The next in the series is the Racing Post Trophy at Doncaster on Saturday, followed by the Criterium International and Criterium de Saint-Cloud in France next month. O'Brien is taking his catch-up responsibilities seriously, yesterday providing eight of the 15 entries for the Town Moor contest.

Rumours that prominent members of Britain's National Trainers' Federation have been seen hanging about Porton Down with vials are entirely unsubstantiated.

Although the perceived best of the Co Tipperary youth team, Hold That Tiger, is among the Doncaster octet, he is scheduled to jet off today to Chicago for the Breeders' Cup Juvenile on Saturday. The composition of the O'Brien raiding party in South Yorkshire on Saturday will not be finalised until later in the week but whichever of Brian Boru, Chevalier, Delacroix, France, Powerscourt, Some Kind Of Tiger and The Great Gatsby are given the assignment they should not be underestimated as substitutes.

In a similar scenario last year, the superstar Johannesburg went off to America and won his Breeders' Cup race, about three hours after one of his so-called lesser stablemates, by name High Chaparral, had scored at Doncaster.

The one of this year's contenders with the best public form is Brian Boru, a head runner-up in the Group Three Beresford Stakes on soft ground at the Curragh nine days ago after an illness- induced break and, like High Chaparral, is a son of Sadler's Wells. All the others bar The Great Gatsby have broken their maidens in the past fortnight.

Officials at Doncaster are expecting the ground to remain on the soft side for the £200,000 one-mile race, the last of the season at Group One level in Britain.

After wet and windy weather in the last 48 hours the going is good to soft and track manager Malcolm Taylor said yesterday: "We've had 18mm overnight, it's absolutely pouring it down now and the forecast is awful."

One among the domestic opposition who remains untroubled by the prospect of a bog is Mark Tompkins, whose Inch Again will be bidding to go one better than his Newmarket handler's charge Even Top, second seven years ago before occupying the same position in the 2,000 Guineas. Inch Again is on a hat-trick, having already scored twice over a mile, in his maiden at Yarmouth in August and then a novice contest on easier ground at Ayr last month.

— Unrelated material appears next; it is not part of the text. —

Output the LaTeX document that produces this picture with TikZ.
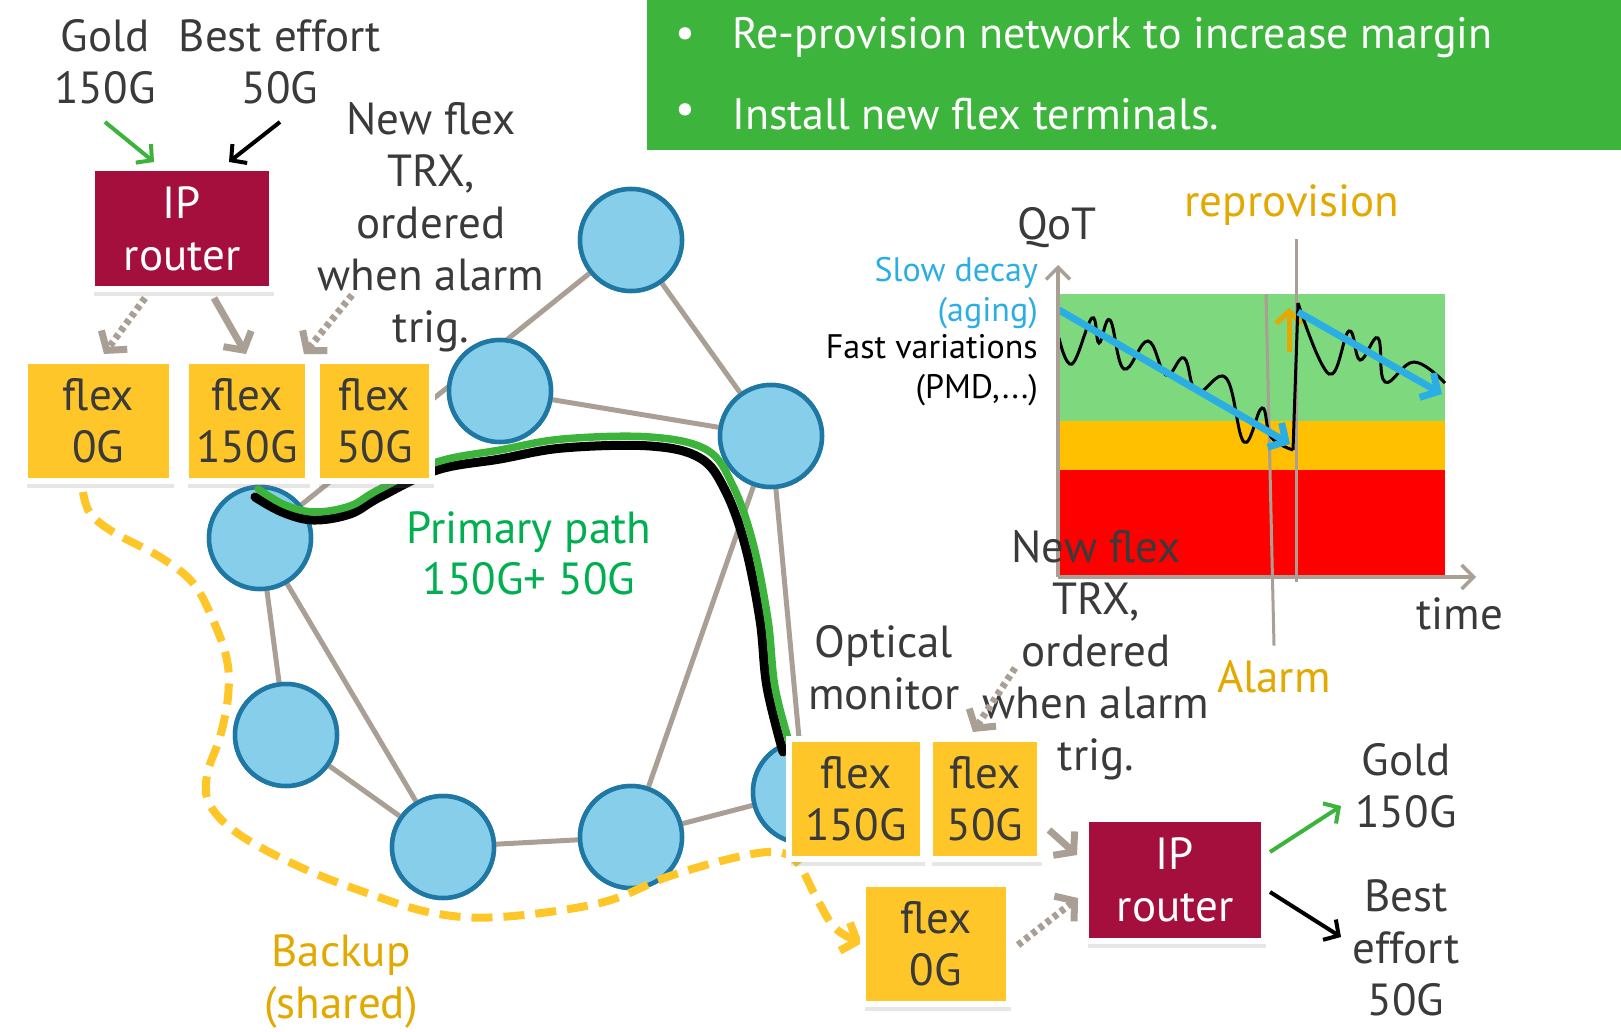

"It is a long way up in class, but soft ground is a great leveller and he's done nothing but progress," said Tompkins, in whose colours the son of Inchinor competes. "We hadn't originally planned to take him through to the end of the season because he'll be a lovely three-year-old, but he hasn't yet told us we should stop, in fact his work has been very pleasing. He's not raced on very soft ground but his action says he should cope and he's a big strong horse."

Tompkins has taken heart from the recent Group One strikes by lower-profile trainers, but is keen that trainers like Henry Candy, who won the Cheveley Park Stakes with Airwave, and Fulke Johnson Houghton, hero of Saturday's Dewhurst Stakes with Tout Seul, should not be stigmatised as the "little man".

"It's only that operations like Coolmore and Godolphin are extraordinary," he said. "The rest of us are normality, and if the horses are the best in the race, like Tout Seul was, then there are an awful lot of trainers perfectly capable of training them."

The race that Inch Again won at Ayr was taken last year by no less a celebrity than Bandari, who then went on to a cruising success in Pontefract's premier juvenile race, the listed Silver Tankard. Yesterday's edition of the mile heat at the West Yorkshire track went just as easily to the Ed Dunlop-trained Battle Chant, who, despite taking a keen hold in the slowly-run early stages, showed an impressive burst of speed in the straight to outclass his four rivals by six lengths.

* There will be a 9am inspection at Newcastle today to determine whether, following heavy rain, racing can take place at the track tomorrow.